PKC#11 URI _templates_ might well be exchanged far and wide, but still
not really as a part of a network protocol.

> The tricky part regarding choice of normalization (together with
> selection of code points allowed) is of course whether false positives
> or false negatives is the most troublesome event when trying to do
> matching.

This can be true even if we say nothing.

> Let me just be clear here, I am very much in favor of specifications
> that say that "server side matching" should NOT do normalization, as
> that give most freedom for the applications that use whatever

Where this works for filesystems, it is by accident: because input
methods "agree" on a canonical form for inputs.

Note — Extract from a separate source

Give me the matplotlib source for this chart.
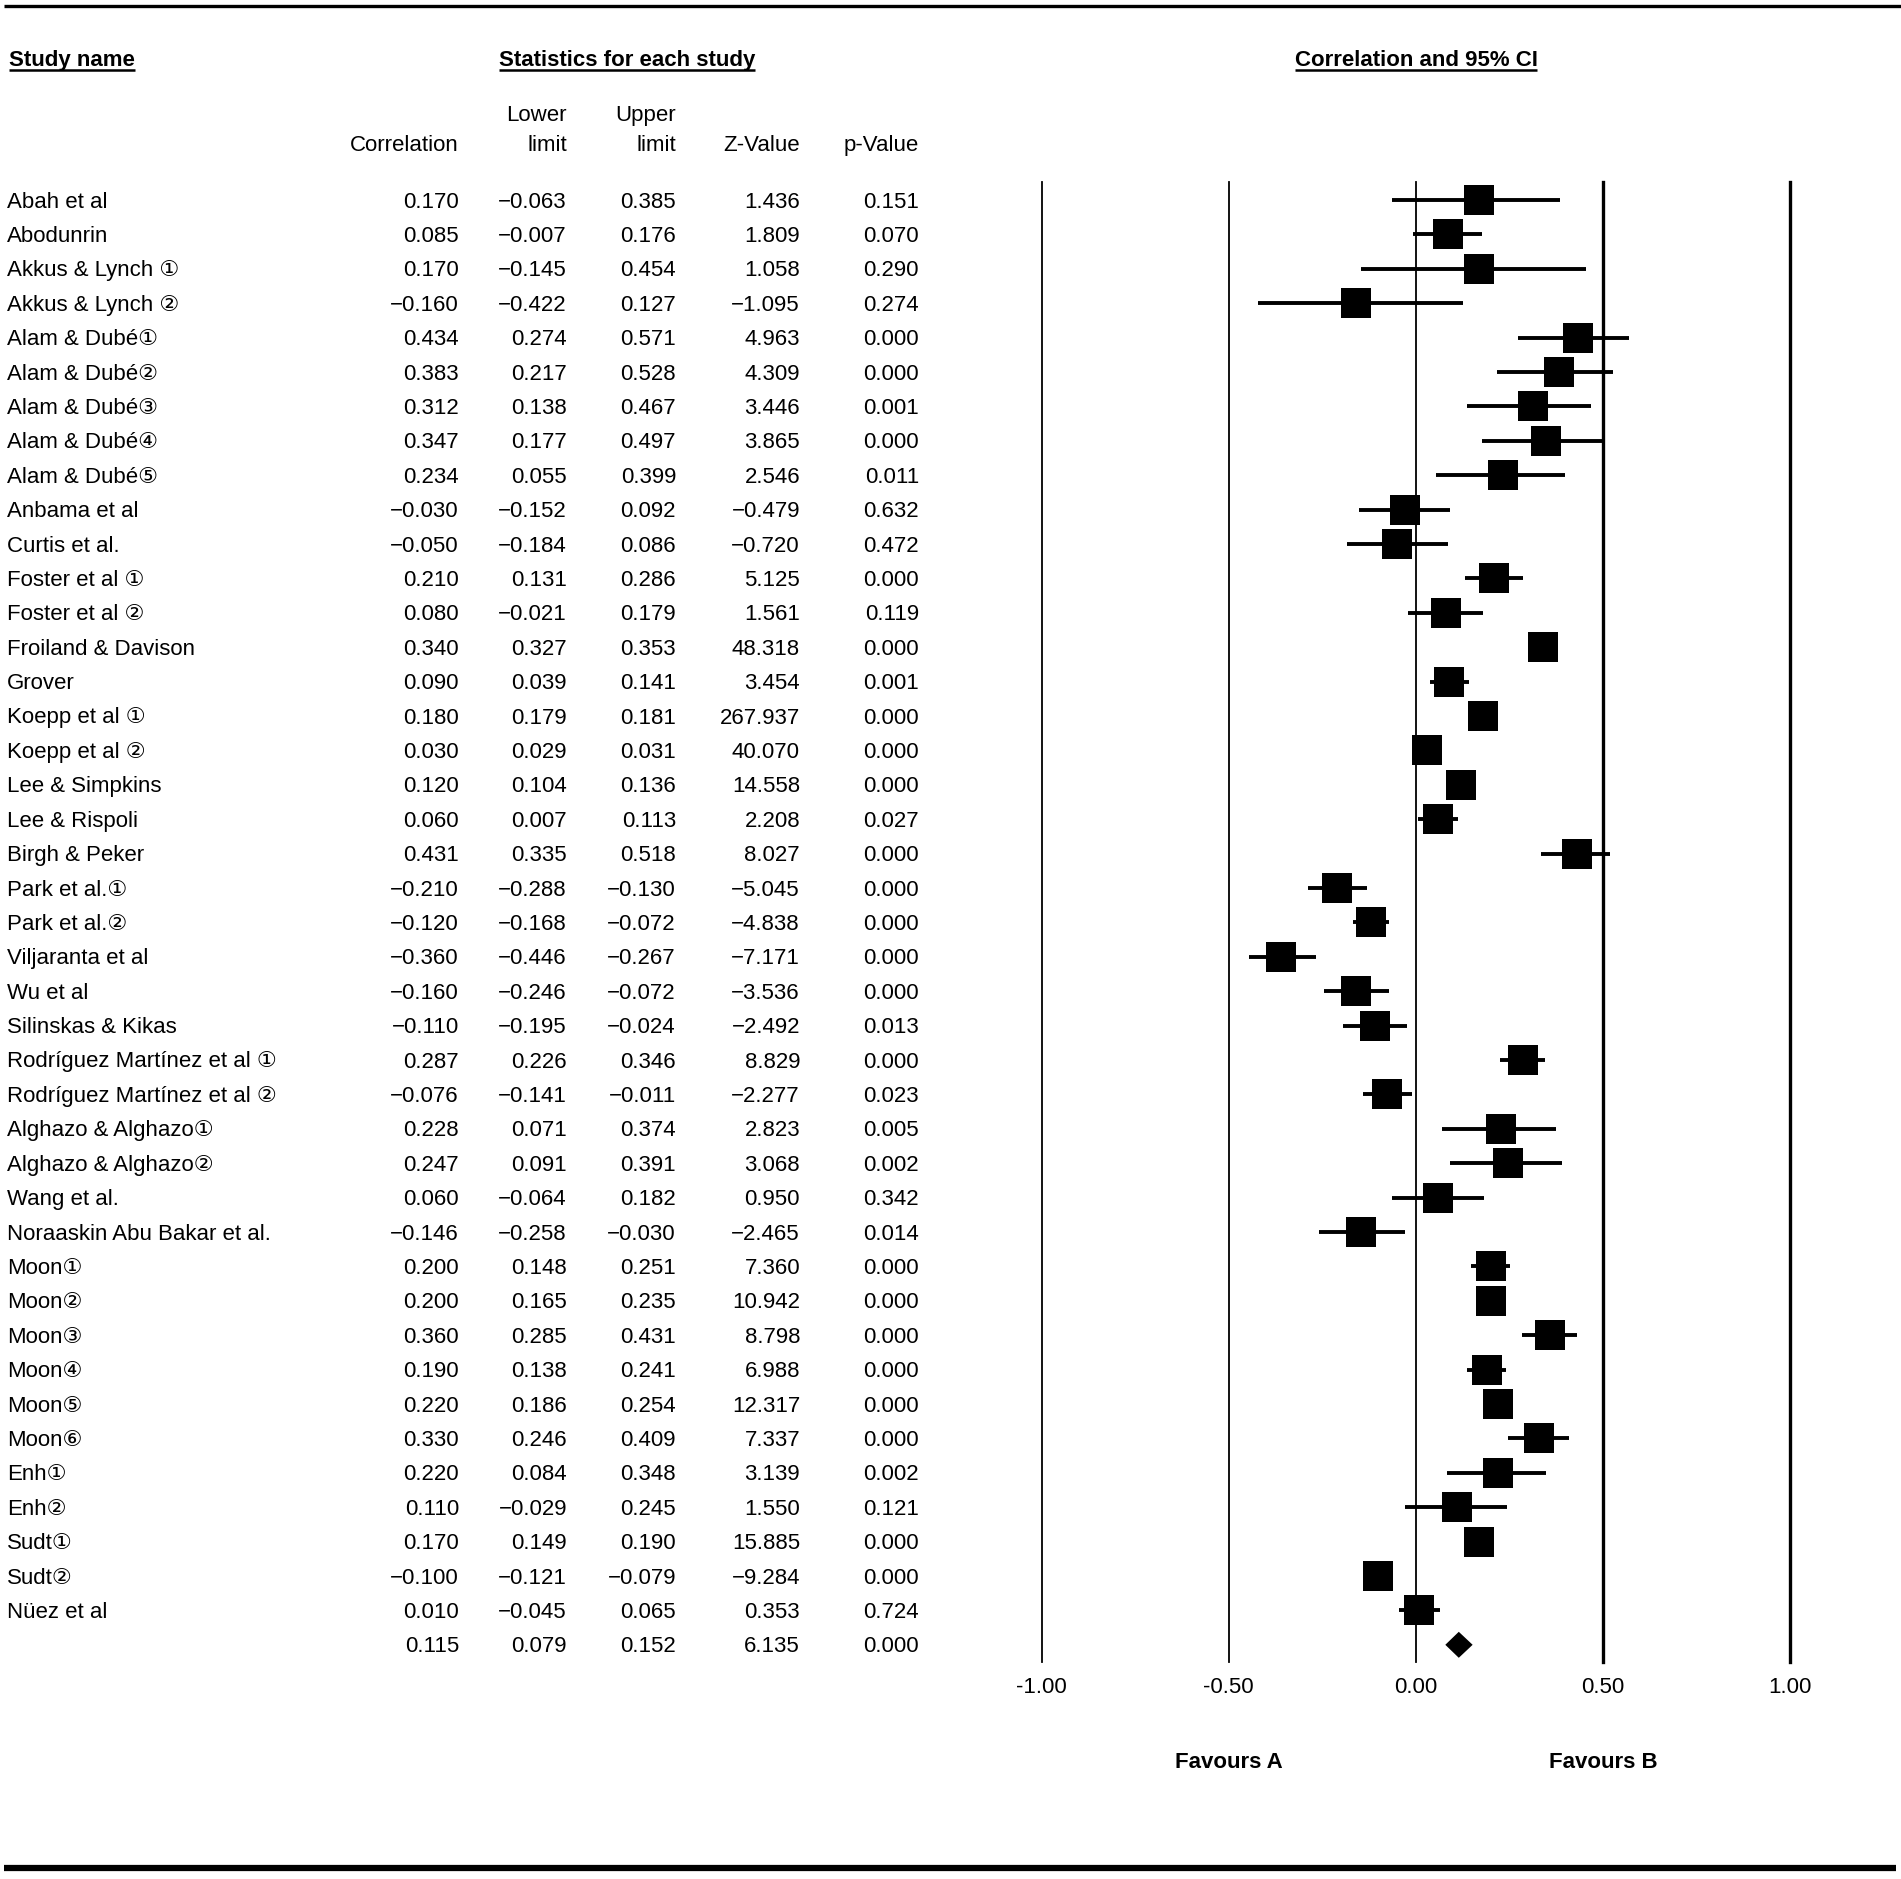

As you know it actually doesn't work that well for filesystems:
"clients" (e.g., a program using a POSIX open() function) don't do
anything about normalization.  Neither do C library/run-time system call
stubs.  Neither do kernels.  Neither do <pick networked fs protocol>
clients.  They just don't.  Why would they?  These systems have lineages
much older than Unicode.

For IDNA, of course, the DNS client application has to canonicalize.

IOW, what to do depends on the application.  For filesystems I say: be
form-preserving-form-insensitive.  For IDNA there's no choice but to go
with clients-must-normalize.  Each app will be different.

> mechanism is defined. But, that to me set requirements on "client
> side" to do the right thing (for example like in IDNA2008 only be
> allowed to use certain code points).
> 
> So, given your choice on server side matching, what are the
> requirements on client side?

There's no network protocol here.  There's an API and applications
interoperating over IPC ("cut-n-paste").

Of course, the issues are the same, it's just that there's no "server"
to consider.  It's all as good as "clients".  Unlike IDNA, it's all
UTF-8, all the time, so that form-insensitive can work.